>>>>
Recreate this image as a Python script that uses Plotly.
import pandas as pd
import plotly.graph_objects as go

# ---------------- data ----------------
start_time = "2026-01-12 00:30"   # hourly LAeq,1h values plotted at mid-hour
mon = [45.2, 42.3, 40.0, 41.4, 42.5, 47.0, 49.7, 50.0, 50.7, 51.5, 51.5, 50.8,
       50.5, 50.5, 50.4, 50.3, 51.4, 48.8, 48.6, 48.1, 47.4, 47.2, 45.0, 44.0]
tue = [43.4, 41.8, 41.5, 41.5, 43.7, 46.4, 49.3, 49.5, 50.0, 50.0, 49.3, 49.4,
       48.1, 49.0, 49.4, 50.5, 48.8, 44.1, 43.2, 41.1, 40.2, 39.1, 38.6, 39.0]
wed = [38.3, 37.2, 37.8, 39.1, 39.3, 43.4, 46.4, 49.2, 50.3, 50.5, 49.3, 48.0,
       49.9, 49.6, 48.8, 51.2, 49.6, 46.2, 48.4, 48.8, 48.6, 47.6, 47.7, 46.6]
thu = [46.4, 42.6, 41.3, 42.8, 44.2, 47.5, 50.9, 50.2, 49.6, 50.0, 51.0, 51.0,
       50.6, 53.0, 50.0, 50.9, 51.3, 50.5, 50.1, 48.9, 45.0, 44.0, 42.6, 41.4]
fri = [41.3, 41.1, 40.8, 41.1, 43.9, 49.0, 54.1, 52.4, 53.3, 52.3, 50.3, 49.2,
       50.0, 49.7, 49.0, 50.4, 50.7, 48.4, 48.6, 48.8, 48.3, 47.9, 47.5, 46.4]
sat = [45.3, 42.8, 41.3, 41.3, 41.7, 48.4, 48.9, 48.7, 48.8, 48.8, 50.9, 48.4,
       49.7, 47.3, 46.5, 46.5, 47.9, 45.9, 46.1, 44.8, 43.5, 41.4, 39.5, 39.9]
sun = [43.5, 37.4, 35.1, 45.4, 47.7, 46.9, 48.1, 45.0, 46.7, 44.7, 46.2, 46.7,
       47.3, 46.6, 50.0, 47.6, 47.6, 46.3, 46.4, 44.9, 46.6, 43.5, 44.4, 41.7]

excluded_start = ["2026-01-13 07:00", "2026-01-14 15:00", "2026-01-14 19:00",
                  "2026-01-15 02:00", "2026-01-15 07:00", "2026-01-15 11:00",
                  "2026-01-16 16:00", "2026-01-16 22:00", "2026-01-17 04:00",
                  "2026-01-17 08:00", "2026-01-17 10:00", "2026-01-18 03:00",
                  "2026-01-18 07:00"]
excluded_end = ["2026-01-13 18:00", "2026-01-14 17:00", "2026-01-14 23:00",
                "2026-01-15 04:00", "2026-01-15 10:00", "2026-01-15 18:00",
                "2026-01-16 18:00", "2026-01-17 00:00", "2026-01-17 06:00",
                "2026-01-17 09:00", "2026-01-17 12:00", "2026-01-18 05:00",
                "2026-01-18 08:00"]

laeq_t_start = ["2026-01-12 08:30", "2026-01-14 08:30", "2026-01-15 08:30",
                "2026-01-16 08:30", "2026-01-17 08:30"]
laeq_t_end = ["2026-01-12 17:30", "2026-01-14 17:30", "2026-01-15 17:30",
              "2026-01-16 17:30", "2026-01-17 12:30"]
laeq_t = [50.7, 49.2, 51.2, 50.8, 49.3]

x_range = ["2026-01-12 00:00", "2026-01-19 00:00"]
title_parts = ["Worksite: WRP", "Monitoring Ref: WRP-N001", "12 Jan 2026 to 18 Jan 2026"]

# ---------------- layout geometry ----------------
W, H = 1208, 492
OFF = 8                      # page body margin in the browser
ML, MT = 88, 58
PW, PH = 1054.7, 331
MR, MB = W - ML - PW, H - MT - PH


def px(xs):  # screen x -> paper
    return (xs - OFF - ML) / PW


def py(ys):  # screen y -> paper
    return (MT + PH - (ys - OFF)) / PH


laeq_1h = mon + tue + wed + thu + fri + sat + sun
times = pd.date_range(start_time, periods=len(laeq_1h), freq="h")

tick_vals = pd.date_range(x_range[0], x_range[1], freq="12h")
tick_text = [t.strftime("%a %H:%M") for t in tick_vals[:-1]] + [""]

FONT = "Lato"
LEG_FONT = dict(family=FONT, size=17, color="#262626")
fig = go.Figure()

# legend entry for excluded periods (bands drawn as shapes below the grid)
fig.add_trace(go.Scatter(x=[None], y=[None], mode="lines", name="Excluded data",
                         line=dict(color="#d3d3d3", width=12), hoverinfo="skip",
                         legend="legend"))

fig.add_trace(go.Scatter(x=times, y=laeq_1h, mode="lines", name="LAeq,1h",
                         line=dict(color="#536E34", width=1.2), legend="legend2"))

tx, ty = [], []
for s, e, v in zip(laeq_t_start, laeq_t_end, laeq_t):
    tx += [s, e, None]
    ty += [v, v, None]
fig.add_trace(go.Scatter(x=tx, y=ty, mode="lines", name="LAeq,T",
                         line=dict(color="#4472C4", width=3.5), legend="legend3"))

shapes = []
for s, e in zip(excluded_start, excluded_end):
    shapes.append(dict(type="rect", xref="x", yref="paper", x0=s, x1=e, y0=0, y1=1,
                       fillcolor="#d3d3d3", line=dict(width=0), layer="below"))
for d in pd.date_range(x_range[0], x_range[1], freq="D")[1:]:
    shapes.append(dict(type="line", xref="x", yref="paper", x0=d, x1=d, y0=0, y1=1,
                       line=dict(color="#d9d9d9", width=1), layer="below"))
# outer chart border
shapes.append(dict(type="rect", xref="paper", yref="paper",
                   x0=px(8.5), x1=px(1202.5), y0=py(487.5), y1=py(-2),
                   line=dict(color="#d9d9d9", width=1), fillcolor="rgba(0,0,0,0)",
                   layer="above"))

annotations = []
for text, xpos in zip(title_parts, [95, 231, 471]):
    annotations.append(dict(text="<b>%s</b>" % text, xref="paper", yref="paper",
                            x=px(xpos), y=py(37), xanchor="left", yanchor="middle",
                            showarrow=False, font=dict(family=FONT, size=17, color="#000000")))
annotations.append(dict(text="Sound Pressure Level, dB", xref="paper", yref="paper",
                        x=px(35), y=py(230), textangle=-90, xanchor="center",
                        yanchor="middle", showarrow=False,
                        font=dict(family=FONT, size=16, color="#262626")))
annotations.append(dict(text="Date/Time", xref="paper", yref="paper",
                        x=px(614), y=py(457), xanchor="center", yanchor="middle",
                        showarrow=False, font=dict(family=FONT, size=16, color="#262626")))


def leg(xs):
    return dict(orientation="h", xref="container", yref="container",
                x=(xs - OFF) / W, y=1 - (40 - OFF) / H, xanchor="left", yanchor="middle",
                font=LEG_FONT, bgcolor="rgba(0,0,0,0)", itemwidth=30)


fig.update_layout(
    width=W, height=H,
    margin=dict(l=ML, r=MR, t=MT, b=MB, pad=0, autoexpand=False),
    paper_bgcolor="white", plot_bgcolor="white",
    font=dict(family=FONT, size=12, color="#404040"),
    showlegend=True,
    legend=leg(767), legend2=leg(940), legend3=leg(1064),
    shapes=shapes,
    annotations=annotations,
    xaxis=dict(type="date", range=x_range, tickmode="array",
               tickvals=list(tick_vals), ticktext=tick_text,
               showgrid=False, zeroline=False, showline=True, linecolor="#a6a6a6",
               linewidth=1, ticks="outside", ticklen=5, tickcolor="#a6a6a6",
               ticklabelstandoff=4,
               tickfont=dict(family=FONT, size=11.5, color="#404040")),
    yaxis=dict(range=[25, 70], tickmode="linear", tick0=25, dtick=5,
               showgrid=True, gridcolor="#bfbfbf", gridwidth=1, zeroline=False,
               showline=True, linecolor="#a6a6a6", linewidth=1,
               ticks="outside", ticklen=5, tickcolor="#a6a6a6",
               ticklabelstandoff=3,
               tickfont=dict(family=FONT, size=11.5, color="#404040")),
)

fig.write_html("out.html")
<<<<
→ **GOAL**
Copy exactly the lines that run from the first line of the data to the line containing "import plotly.graph_objects as go", please, with both ends included and nothing else.

→ **ANSWER TO THIS EXERCISE**
Recreate this image as a Python script that uses Plotly.
import pandas as pd
import plotly.graph_objects as go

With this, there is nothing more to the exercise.